Tuesday, February 27, 2018
The Bloomberg Small Schools Are Doing A Disservice To Self Contained Special Education Students.
There have been pros and cons when breaking up large comprehensive high school and make three to six small schools on the campus. The pros would be closer relationship between students and staff, assuming staff stays at the school which is problematic. A higher graduation rate (but not college readiness) and a more focused student centered environment. The cons are limited course curricula, high teacher turnover and usually an inexperienced teaching staff in low income communities, and .lack of resources for the neediest of students. However, the biggest negative are those Special Education students who need a self-contained environment. Be it 12-1-1 or 8-1-1. Instead most of the Bloomberg small high schools have no self-contained classrooms and these Special Education students are dumped into a ICT classes with class sizes as high as 34 students.

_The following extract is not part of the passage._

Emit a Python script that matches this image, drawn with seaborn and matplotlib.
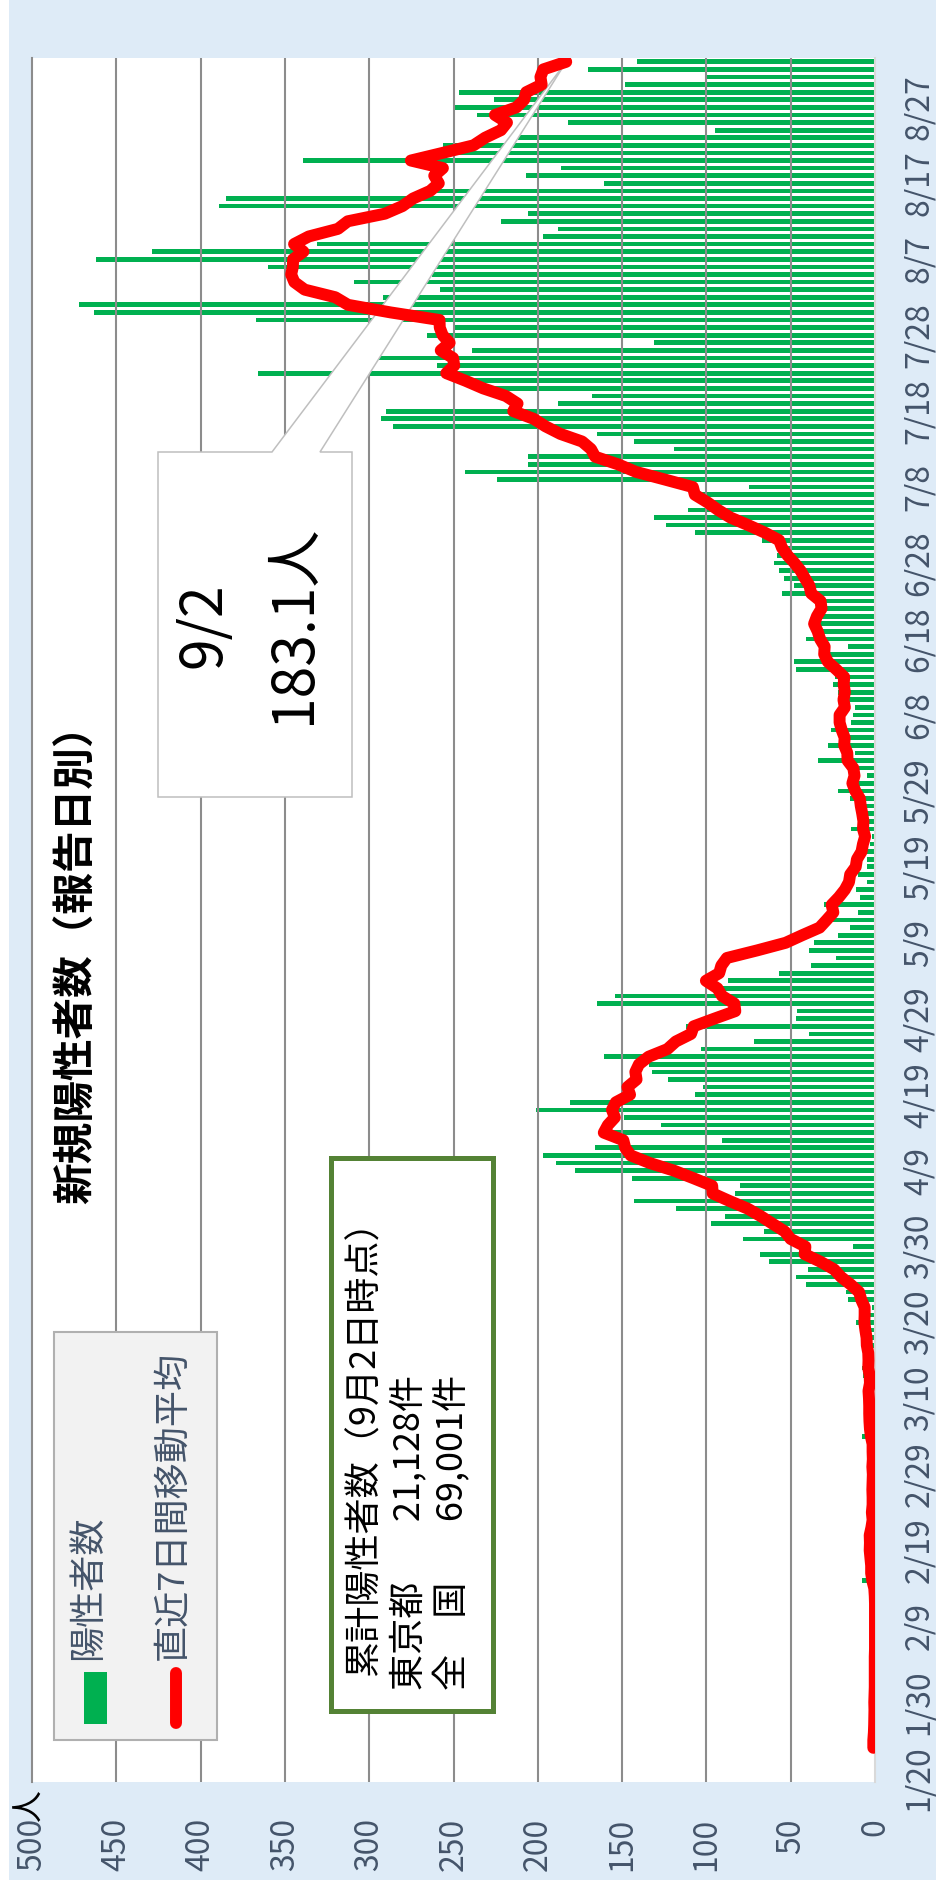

The DOE will claim that they are mandated to put Special Education students in the "least restrictive environment" but many students need a self contained classroom, where he or she gets more intensive academic and behavioral support. This is just another example of the DOE's "education on the cheap" policy at the expense of the Special Education student.
Ask any teacher at the high school level how many potential self-contained Special Education students will pass the end of year Regents. How about close to zero! Yet, the Bloomberg small schools dumped these high needs students in ICT classes of up to 34 students.
The villain is the DOE and their "no excuses" philosophy when it comes to the teacher evaluation system and combined with their "education on the cheap" policy and you have a recipe for failure and that's what happens in school after schools in the small school universe in New York City.
The bottom line is that the DOE treats self-contained Special Education students a disservice when they dumped them in ICT classes. For these "high needs" students the DOE's child last policy hurts their academic achievement.